» **Aim of the exercise**
From the entries below, pull out each line where "script" appears.

======== Source records ========

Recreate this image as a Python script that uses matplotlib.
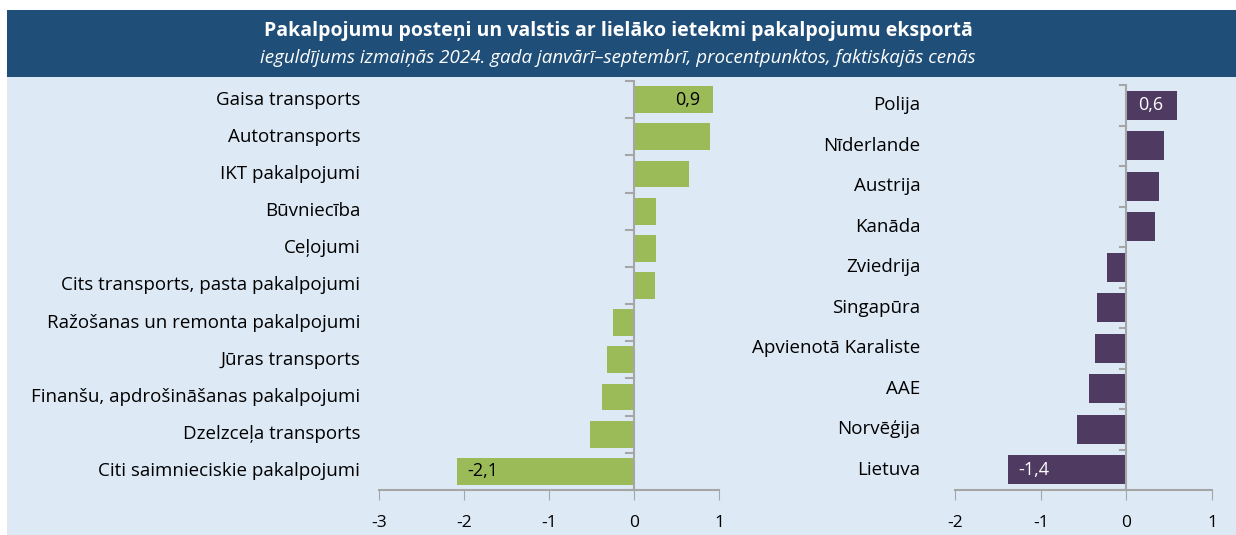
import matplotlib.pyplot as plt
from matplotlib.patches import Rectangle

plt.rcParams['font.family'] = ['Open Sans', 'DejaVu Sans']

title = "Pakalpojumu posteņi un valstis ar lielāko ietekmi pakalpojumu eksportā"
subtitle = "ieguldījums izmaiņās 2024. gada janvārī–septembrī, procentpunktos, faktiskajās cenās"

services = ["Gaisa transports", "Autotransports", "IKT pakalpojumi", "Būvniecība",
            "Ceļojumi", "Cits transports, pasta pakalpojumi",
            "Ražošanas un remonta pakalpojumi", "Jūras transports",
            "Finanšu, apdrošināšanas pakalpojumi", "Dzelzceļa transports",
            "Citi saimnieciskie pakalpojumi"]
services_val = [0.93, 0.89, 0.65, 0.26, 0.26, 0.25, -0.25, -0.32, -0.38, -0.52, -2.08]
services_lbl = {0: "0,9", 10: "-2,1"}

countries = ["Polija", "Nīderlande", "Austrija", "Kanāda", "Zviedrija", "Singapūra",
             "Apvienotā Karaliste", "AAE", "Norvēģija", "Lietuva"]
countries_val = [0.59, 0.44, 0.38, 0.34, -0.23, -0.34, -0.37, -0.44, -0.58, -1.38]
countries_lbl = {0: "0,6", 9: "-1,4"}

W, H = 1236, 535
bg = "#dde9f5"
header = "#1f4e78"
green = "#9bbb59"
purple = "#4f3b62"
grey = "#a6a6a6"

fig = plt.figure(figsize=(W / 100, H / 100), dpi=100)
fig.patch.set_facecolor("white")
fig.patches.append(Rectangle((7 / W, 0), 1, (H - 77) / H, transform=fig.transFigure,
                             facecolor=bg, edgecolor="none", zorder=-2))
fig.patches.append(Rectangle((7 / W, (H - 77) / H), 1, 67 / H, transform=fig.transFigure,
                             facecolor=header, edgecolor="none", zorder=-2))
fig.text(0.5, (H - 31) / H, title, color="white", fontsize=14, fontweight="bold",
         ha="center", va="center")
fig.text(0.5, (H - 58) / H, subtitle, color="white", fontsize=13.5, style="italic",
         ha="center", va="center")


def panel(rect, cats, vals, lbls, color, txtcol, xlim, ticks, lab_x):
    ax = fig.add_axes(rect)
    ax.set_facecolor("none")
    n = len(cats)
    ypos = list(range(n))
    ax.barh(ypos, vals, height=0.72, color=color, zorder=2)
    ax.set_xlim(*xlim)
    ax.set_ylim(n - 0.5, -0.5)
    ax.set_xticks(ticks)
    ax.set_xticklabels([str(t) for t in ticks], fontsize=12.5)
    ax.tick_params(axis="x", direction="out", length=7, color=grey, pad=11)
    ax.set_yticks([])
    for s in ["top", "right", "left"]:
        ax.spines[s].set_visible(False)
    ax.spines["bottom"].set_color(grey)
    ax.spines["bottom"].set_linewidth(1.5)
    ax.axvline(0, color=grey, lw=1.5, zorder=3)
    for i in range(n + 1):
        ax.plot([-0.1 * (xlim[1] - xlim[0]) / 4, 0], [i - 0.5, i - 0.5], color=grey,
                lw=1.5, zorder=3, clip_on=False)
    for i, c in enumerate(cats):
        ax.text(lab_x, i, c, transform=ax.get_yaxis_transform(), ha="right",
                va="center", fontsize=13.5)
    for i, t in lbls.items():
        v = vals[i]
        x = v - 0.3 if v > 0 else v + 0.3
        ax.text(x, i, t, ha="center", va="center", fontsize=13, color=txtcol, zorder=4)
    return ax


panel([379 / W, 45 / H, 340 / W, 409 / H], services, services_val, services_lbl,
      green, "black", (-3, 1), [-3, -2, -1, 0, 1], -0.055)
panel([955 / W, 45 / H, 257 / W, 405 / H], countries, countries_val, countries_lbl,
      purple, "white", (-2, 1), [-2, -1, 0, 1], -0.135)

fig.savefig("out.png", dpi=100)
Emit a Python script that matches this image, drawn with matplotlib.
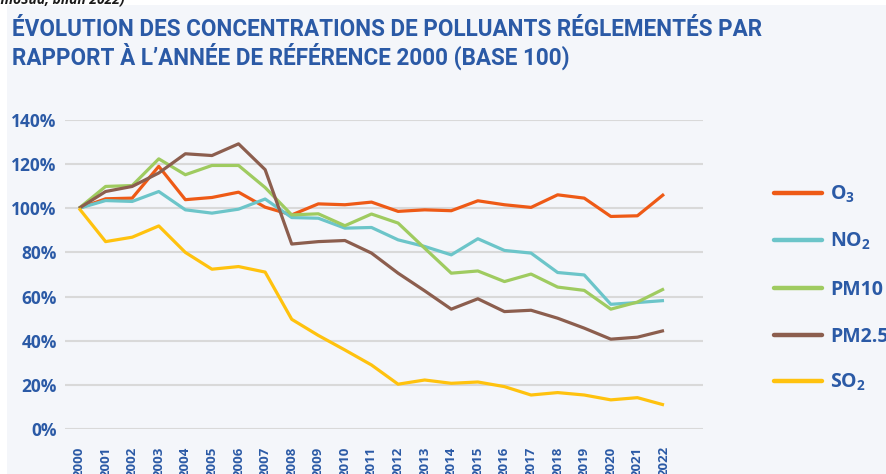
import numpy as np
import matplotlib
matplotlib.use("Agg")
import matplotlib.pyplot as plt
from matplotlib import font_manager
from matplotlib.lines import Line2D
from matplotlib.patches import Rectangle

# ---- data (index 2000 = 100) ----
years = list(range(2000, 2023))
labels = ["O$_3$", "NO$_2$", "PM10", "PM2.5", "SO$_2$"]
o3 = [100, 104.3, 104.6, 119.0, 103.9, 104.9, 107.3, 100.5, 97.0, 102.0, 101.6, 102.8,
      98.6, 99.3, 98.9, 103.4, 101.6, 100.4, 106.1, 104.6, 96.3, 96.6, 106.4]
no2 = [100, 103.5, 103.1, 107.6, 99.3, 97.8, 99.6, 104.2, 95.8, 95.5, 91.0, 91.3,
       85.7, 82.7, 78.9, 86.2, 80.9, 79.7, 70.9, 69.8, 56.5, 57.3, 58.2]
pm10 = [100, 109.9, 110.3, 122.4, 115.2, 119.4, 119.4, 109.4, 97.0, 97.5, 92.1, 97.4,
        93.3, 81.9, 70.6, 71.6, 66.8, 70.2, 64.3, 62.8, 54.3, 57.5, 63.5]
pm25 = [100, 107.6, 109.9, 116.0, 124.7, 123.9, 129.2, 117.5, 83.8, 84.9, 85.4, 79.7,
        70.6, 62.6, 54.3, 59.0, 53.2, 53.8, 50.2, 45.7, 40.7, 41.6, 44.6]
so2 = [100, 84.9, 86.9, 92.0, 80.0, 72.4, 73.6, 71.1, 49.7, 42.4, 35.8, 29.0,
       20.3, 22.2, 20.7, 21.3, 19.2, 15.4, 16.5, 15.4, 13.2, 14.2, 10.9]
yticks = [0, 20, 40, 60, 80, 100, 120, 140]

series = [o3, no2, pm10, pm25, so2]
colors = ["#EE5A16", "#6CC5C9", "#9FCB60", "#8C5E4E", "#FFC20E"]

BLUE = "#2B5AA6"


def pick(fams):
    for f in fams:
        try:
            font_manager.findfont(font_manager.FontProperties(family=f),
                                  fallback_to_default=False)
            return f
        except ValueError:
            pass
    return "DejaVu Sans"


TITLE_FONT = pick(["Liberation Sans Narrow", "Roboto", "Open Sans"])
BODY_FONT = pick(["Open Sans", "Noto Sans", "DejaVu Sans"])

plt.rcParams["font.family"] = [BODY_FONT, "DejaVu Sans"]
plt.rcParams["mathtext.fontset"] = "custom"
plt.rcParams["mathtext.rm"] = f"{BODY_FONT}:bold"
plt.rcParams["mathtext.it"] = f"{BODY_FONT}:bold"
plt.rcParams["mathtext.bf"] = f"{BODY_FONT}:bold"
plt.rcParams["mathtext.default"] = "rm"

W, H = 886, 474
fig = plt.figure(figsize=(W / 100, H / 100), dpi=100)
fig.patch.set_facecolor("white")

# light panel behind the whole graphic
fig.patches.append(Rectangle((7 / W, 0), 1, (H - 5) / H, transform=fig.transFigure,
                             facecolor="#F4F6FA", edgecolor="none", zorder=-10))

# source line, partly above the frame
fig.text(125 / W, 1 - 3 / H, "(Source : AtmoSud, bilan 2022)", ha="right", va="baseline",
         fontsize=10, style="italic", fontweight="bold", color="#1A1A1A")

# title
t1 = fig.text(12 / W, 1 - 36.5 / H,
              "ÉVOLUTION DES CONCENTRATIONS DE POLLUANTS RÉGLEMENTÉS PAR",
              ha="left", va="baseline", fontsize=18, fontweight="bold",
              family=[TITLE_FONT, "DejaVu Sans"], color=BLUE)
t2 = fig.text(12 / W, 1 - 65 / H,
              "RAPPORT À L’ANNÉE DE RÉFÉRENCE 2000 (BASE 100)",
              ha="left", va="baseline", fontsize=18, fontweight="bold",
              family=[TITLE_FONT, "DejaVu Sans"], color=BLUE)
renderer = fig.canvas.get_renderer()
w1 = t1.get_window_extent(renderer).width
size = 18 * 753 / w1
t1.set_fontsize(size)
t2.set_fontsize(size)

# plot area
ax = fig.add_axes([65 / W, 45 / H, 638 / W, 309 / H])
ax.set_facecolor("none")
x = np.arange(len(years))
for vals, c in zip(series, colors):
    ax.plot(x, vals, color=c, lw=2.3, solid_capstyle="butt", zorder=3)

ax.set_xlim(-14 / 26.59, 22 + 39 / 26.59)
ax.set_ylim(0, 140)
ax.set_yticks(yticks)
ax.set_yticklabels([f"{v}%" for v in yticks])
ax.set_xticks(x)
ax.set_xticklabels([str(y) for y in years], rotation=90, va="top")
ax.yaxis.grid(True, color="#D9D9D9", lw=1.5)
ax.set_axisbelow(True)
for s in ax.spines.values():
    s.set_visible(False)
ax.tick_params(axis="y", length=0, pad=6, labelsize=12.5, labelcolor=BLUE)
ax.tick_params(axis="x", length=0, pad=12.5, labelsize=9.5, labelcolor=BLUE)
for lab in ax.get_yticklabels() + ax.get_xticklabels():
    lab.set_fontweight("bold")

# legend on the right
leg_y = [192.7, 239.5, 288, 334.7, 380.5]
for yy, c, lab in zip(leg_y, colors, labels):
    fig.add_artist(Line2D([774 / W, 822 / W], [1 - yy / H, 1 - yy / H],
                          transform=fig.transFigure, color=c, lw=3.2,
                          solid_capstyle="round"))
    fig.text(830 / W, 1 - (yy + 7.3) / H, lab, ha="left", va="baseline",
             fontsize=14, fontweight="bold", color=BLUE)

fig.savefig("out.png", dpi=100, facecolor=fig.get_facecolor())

========
======== Source records ========

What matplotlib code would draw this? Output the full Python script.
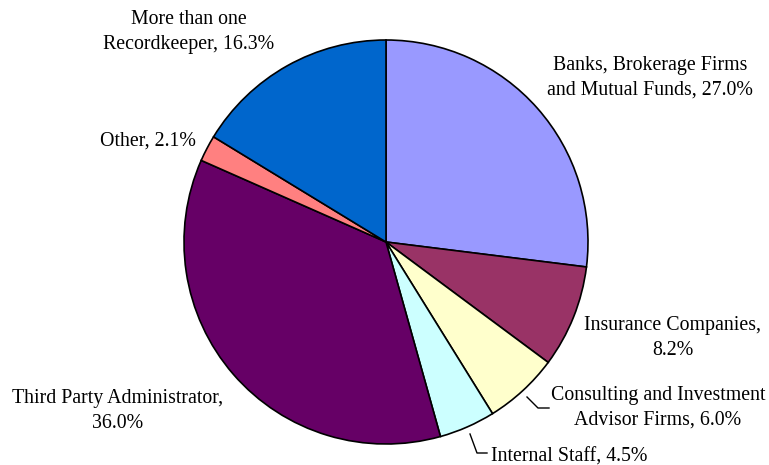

========
======== Source records ========

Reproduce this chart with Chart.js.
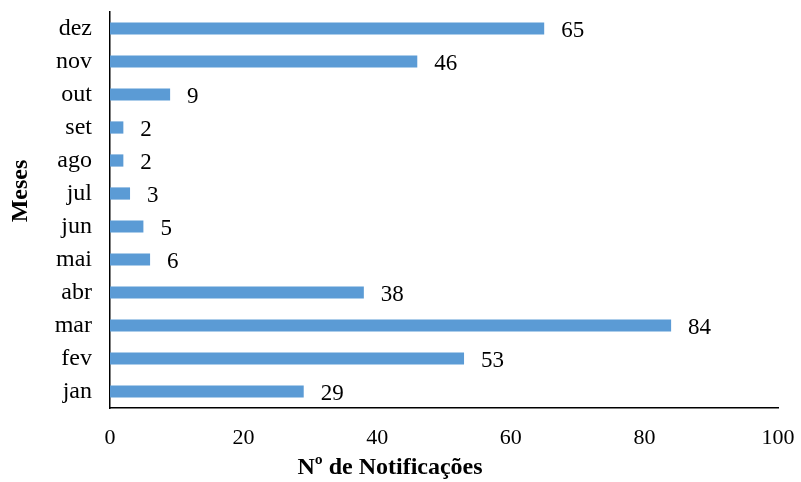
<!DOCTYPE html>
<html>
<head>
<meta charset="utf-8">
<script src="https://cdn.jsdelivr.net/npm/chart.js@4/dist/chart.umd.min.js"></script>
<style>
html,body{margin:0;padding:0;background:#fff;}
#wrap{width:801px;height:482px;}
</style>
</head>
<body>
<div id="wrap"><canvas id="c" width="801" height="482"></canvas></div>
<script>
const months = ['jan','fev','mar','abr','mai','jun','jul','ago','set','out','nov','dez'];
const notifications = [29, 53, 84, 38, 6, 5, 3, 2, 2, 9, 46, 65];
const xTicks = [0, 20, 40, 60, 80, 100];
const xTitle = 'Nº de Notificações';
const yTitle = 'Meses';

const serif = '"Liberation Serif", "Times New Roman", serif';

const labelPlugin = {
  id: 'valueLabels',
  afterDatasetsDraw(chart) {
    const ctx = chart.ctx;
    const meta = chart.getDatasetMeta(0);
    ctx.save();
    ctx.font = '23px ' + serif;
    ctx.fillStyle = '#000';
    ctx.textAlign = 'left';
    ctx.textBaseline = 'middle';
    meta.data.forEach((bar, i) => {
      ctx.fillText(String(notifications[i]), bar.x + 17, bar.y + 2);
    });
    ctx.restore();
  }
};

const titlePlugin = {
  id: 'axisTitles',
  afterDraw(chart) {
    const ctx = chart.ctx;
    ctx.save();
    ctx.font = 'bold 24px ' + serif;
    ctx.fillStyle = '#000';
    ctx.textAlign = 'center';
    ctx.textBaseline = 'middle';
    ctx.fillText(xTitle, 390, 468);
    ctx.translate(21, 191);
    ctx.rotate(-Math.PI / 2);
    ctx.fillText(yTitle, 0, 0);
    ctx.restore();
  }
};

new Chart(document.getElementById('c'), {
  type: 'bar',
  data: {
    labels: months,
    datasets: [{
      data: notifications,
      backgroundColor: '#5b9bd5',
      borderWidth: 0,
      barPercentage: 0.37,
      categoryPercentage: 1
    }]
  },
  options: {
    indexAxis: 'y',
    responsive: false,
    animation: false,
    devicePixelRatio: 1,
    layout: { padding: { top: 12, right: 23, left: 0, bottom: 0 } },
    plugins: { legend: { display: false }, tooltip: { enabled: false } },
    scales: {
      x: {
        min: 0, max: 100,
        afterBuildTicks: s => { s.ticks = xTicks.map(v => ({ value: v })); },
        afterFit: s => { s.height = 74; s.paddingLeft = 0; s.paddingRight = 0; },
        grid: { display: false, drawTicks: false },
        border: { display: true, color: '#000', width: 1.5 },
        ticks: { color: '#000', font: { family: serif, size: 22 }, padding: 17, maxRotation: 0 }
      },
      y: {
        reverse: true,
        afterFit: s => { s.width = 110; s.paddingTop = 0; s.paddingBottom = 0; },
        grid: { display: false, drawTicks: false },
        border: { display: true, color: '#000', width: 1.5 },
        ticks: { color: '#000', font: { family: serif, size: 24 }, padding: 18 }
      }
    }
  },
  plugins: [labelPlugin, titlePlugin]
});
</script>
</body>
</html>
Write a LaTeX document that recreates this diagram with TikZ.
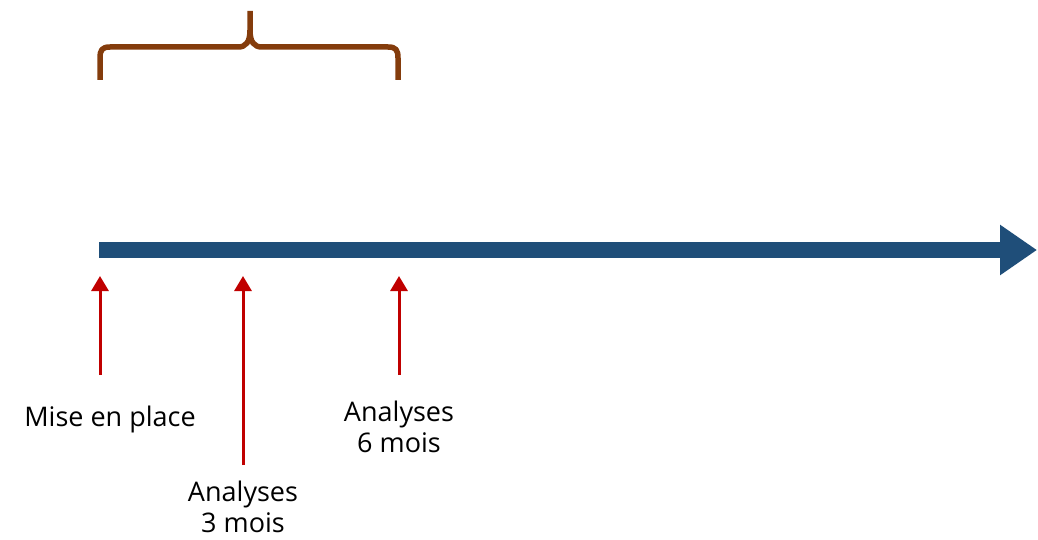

========

» **Exercise result**
Recreate this image as a Python script that uses matplotlib.
Emit a Python script that matches this image, drawn with matplotlib.
What matplotlib code would draw this? Output the full Python script.
<script src="https://cdn.jsdelivr.net/npm/chart.js@4/dist/chart.umd.min.js"></script>
<script>
</script>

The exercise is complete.